>> Start DATASET SECTION

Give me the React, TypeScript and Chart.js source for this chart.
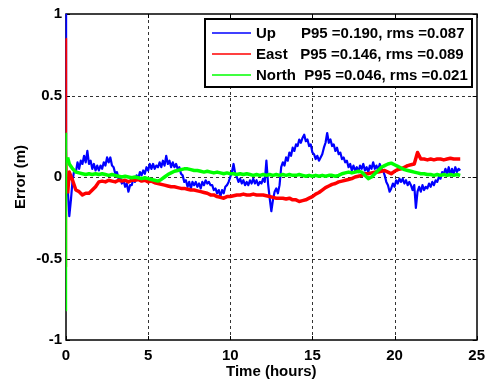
import { useEffect, useRef } from "react";
import { Chart, registerables } from "chart.js";
Chart.register(...registerables);

// ---- data ----
const upStartTimes = [0, 0.02, 0.05];
const upStartValues = [1.0, 0.66, -0.05];
const eastStartTimes = [0, 0.02, 0.05, 0.1];
const eastStartValues = [0.85, -0.55, 0.18, -0.1];
const northStartTimes = [0, 0.02, 0.05, 0.1];
const northStartValues = [0.27, -0.82, 0.1, 0.12];

const upStep = 0.1; // hours between Up samples (from t = 0.1)
const upValues = [
  -0.06, -0.24, -0.14, -0.02, 0.04, 0.03, 0.09, 0.05, 0.10, 0.08,
  0.13, 0.09, 0.16, 0.08, 0.10, 0.05, 0.08, 0.04, 0.07, 0.04,
  0.07, 0.05, 0.09, 0.07, 0.12, 0.09, 0.12, 0.07, 0.06, 0.02,
  0.03, -0.01, 0.00, -0.04, -0.02, -0.06, -0.04, -0.09, -0.05, -0.05,
  -0.01, -0.03, 0.01, -0.01, 0.03, 0.01, 0.04, 0.02, 0.06, 0.04,
  0.08, 0.05, 0.08, 0.05, 0.07, 0.06, 0.09, 0.06, 0.10, 0.07,
  0.13, 0.08, 0.10, 0.06, 0.09, 0.06, 0.08, 0.05, 0.06, 0.02,
  0.01, -0.03, -0.02, -0.06, -0.03, -0.07, -0.03, -0.05, -0.03, -0.06,
  -0.04, -0.07, -0.03, -0.05, -0.02, -0.04, -0.03, -0.05, -0.05, -0.08,
  -0.07, -0.10, -0.08, -0.12, -0.08, -0.10, -0.06, -0.05, -0.03, 0.00,
  0.03, 0.08, 0.02, 0.00, -0.03, -0.01, -0.04, -0.02, -0.05, -0.03,
  -0.05, -0.02, -0.04, -0.01, -0.04, -0.02, -0.05, -0.03, -0.04, -0.01,
  -0.03, 0.10, -0.04, -0.13, -0.21, -0.14, -0.09, -0.07, -0.10, -0.05,
  0.06, 0.09, 0.07, 0.12, 0.10, 0.15, 0.13, 0.18, 0.16, 0.20,
  0.19, 0.23, 0.21, 0.24, 0.26, 0.22, 0.23, 0.19, 0.20, 0.15,
  0.14, 0.11, 0.13, 0.10, 0.12, 0.14, 0.18, 0.21, 0.27, 0.21,
  0.23, 0.19, 0.20, 0.16, 0.18, 0.14, 0.15, 0.11, 0.12, 0.09,
  0.10, 0.06, 0.08, 0.04, 0.07, 0.04, 0.06, 0.03, 0.07, 0.05,
  0.08, 0.04, 0.06, 0.03, 0.07, 0.05, 0.09, 0.05, 0.07, 0.04,
  0.08, 0.05, 0.04, 0.01, -0.03, -0.05, -0.09, -0.07, -0.04, -0.06,
  -0.02, -0.04, -0.01, -0.03, -0.01, -0.04, -0.02, -0.05, -0.03, -0.05,
  -0.08, -0.05, -0.19, -0.09, -0.06, -0.09, -0.05, -0.08, -0.06, -0.07,
  -0.04, -0.06, -0.03, -0.05, -0.02, -0.03, 0.00, -0.01, 0.03, 0.02,
  0.05, 0.02, 0.06, 0.01, 0.05, 0.02, 0.06, 0.03, 0.05, 0.04,
];

const enStep = 0.2; // hours between East / North samples (from t = 0.2)
const eastValues = [
  0.03, -0.02, -0.08, -0.09, -0.11, -0.10, -0.10, -0.08, -0.06, -0.03,
  -0.025, -0.03, -0.02, -0.025, -0.03, -0.02, -0.025, -0.02, -0.03, -0.02,
  -0.02, -0.015, -0.025, -0.02, -0.03, -0.025, -0.035, -0.04, -0.045, -0.05,
  -0.055, -0.06, -0.06, -0.065, -0.07, -0.07, -0.075, -0.08, -0.08, -0.085,
  -0.09, -0.095, -0.10, -0.11, -0.11, -0.12, -0.125, -0.13, -0.12, -0.12,
  -0.115, -0.11, -0.11, -0.105, -0.11, -0.11, -0.105, -0.11, -0.11, -0.11,
  -0.115, -0.12, -0.125, -0.13, -0.13, -0.13, -0.135, -0.13, -0.14, -0.14,
  -0.15, -0.145, -0.14, -0.13, -0.12, -0.105, -0.095, -0.08, -0.065, -0.055,
  -0.045, -0.04, -0.03, -0.025, -0.02, -0.015, -0.01, 0.0, 0.005, 0.01,
  0.02, 0.02, 0.025, 0.03, 0.03, 0.035, 0.04, 0.03, 0.02, 0.035,
  0.045, 0.05, 0.06, 0.07, 0.075, 0.08, 0.15, 0.11, 0.11, 0.105,
  0.11, 0.105, 0.11, 0.11, 0.105, 0.11, 0.115, 0.11, 0.11, 0.11,
];
const northValues = [
  0.08, 0.05, 0.03, 0.025, 0.02, 0.015, 0.02, 0.015, 0.02, 0.015,
  0.02, 0.015, 0.01, 0.015, 0.01, 0.005, 0.0, 0.005, 0.0, -0.005,
  0.0, -0.005, -0.01, -0.005, -0.01, -0.015, -0.02, -0.025, -0.015, 0.0,
  0.015, 0.025, 0.035, 0.04, 0.045, 0.05, 0.05, 0.045, 0.04, 0.04,
  0.035, 0.03, 0.035, 0.03, 0.025, 0.03, 0.025, 0.02, 0.025, 0.02,
  0.02, 0.015, 0.02, 0.015, 0.02, 0.015, 0.01, 0.015, 0.01, 0.015,
  0.01, 0.015, 0.01, 0.015, 0.01, 0.015, 0.01, 0.015, 0.01, 0.01,
  0.015, 0.01, 0.005, 0.01, 0.005, 0.01, 0.005, 0.01, 0.005, 0.01,
  0.01, 0.005, 0.01, 0.02, 0.025, 0.03, 0.025, 0.03, 0.035, 0.03,
  0.01, -0.01, 0.0, 0.02, 0.04, 0.06, 0.07, 0.08, 0.085, 0.075,
  0.065, 0.055, 0.045, 0.04, 0.035, 0.03, 0.025, 0.02, 0.02, 0.015,
  0.015, 0.01, 0.015, 0.01, 0.015, 0.01, 0.015, 0.01, 0.015, 0.01,
];

const seriesNames = ["Up", "East", "North"];
const legendLabels = [
  "Up      P95 =0.190, rms =0.087",
  "East   P95 =0.146, rms =0.089",
  "North  P95 =0.046, rms =0.021",
];
const seriesColors = ["#0000ff", "#ff0000", "#00ff00"];

const xMin = 0, xMax = 25, xStep = 5;
const yMin = -1, yMax = 1, yStep = 0.5;
const xTitle = "Time (hours)";
const yTitle = "Error (m)";

const FONT = "'Liberation Sans', Arial, Helvetica, sans-serif";

function build(startT: number[], startV: number[], vals: number[], step: number) {
  const pts = startT.map((t, i) => ({ x: t, y: startV[i] }));
  vals.forEach((v, i) => pts.push({ x: +((i + 1) * step).toFixed(2), y: v }));
  return pts;
}

const framePlugin = {
  id: "matlabFrame",
  beforeDatasetsDraw(chart: any) {
    const { ctx, chartArea: a, scales } = chart;
    const xs = scales.x, ys = scales.y;
    ctx.save();
    ctx.lineWidth = 1;
    ctx.strokeStyle = "rgba(0,0,0,0.8)";
    ctx.setLineDash([3, 3]);
    xs.ticks.forEach((t: any) => {
      if (t.value <= xMin || t.value >= xMax) return;
      const px = Math.round(xs.getPixelForValue(t.value)) + 0.5;
      ctx.beginPath(); ctx.moveTo(px, a.top); ctx.lineTo(px, a.bottom); ctx.stroke();
    });
    ys.ticks.forEach((t: any) => {
      if (t.value <= yMin || t.value >= yMax) return;
      const py = Math.round(ys.getPixelForValue(t.value)) + 0.5;
      ctx.beginPath(); ctx.moveTo(a.left, py); ctx.lineTo(a.right, py); ctx.stroke();
    });
    ctx.setLineDash([]);
    ctx.strokeStyle = "#000";
    const tl = 4;
    xs.ticks.forEach((t: any) => {
      const px = Math.round(xs.getPixelForValue(t.value)) + 0.5;
      ctx.beginPath();
      ctx.moveTo(px, a.bottom); ctx.lineTo(px, a.bottom - tl);
      ctx.moveTo(px, a.top); ctx.lineTo(px, a.top + tl);
      ctx.stroke();
    });
    ys.ticks.forEach((t: any) => {
      const py = Math.round(ys.getPixelForValue(t.value)) + 0.5;
      ctx.beginPath();
      ctx.moveTo(a.left, py); ctx.lineTo(a.left + tl, py);
      ctx.moveTo(a.right, py); ctx.lineTo(a.right - tl, py);
      ctx.stroke();
    });
    ctx.lineWidth = 1.5;
    ctx.strokeRect(Math.round(a.left), Math.round(a.top), Math.round(a.right - a.left), Math.round(a.bottom - a.top));
    ctx.restore();
  },
  afterDatasetsDraw(chart: any) {
    const { ctx, chartArea: a } = chart;
    ctx.save();
    const boxW = 267, boxH = 68;
    const bx = Math.round(a.right - 5 - boxW);
    const by = Math.round(a.top + 5);
    ctx.fillStyle = "#fff";
    ctx.fillRect(bx, by, boxW, boxH);
    ctx.lineWidth = 2;
    ctx.strokeStyle = "#000";
    ctx.strokeRect(bx, by, boxW, boxH);
    ctx.font = `bold 15px ${FONT}`;
    ctx.textBaseline = "middle";
    ctx.textAlign = "left";
    legendLabels.forEach((lab, i) => {
      const yy = by + 14 + i * 21;
      ctx.beginPath();
      ctx.strokeStyle = seriesColors[i];
      ctx.lineWidth = 1.5;
      ctx.moveTo(bx + 7, yy);
      ctx.lineTo(bx + 46, yy);
      ctx.stroke();
      ctx.fillStyle = "#000";
      ctx.fillText(lab, bx + 51, yy + 1);
    });
    ctx.restore();
  },
};

export default function App() {
  const ref = useRef<HTMLCanvasElement>(null);
  useEffect(() => {
    document.body.style.margin = "0";
    const canvas = ref.current!;
    const upData = build(upStartTimes, upStartValues, upValues, upStep);
    const eastData = build(eastStartTimes, eastStartValues, eastValues, enStep);
    const northData = build(northStartTimes, northStartValues, northValues, enStep);
    const font = { family: FONT, size: 15, weight: "bold" as const };
    const mk = (i: number, data: any[], startLen: number, w: number, order: number) => ({
      label: seriesNames[i],
      data,
      borderColor: seriesColors[i],
      borderWidth: w,
      order,
      pointRadius: 0,
      tension: 0,
      fill: false,
      clip: false as any,
      borderJoinStyle: "round" as const,
      segment: {
        borderWidth: (c: any) => (c.p0DataIndex < startLen - 1 ? 1.2 : w),
      },
    });
    const chart = new Chart(canvas, {
      type: "line",
      data: {
        datasets: [
          mk(0, upData, upStartTimes.length, 2.2, 3),
          mk(1, eastData, eastStartTimes.length, 3.5, 2),
          mk(2, northData, northStartTimes.length, 3.5, 1),
        ],
      },
      options: {
        animation: false,
        responsive: false,
        devicePixelRatio: 1,
        layout: { padding: { top: 14, right: 12, left: 0, bottom: 0 } },
        plugins: { legend: { display: false }, tooltip: { enabled: false } },
        events: [],
        scales: {
          x: {
            type: "linear",
            min: xMin, max: xMax,
            ticks: { stepSize: xStep, color: "#000", font, padding: 7, maxRotation: 0 },
            grid: { display: false, drawTicks: false },
            border: { display: false },
            title: { display: true, text: xTitle, color: "#000", font, padding: { top: 0, bottom: 0 } },
            afterFit: (s: any) => { s.height = 41; },
          },
          y: {
            type: "linear",
            min: yMin, max: yMax,
            ticks: { stepSize: yStep, color: "#000", font, padding: 4, callback: (v: any) => String(Number(v)) },
            grid: { display: false, drawTicks: false },
            border: { display: false },
            title: { display: true, text: yTitle, color: "#000", font, padding: { top: 12, bottom: 0 } },
            afterFit: (s: any) => { s.width = 66; },
          },
        },
      },
      plugins: [framePlugin],
    });
    return () => chart.destroy();
  }, []);
  return <canvas ref={ref} width={492} height={381} style={{ display: "block" }} />;
}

>> End DATASET SECTION

PROBLEM STATEMENT: Take the material above from its first line through the line holding "const northStartValues = [0.27, -0.82, 0.1, 0.12];" and set it down exactly, without the pictures.

RESPONSE BELOW:
Give me the React, TypeScript and Chart.js source for this chart.
import { useEffect, useRef } from "react";
import { Chart, registerables } from "chart.js";
Chart.register(...registerables);

// ---- data ----
const upStartTimes = [0, 0.02, 0.05];
const upStartValues = [1.0, 0.66, -0.05];
const eastStartTimes = [0, 0.02, 0.05, 0.1];
const eastStartValues = [0.85, -0.55, 0.18, -0.1];
const northStartTimes = [0, 0.02, 0.05, 0.1];
const northStartValues = [0.27, -0.82, 0.1, 0.12];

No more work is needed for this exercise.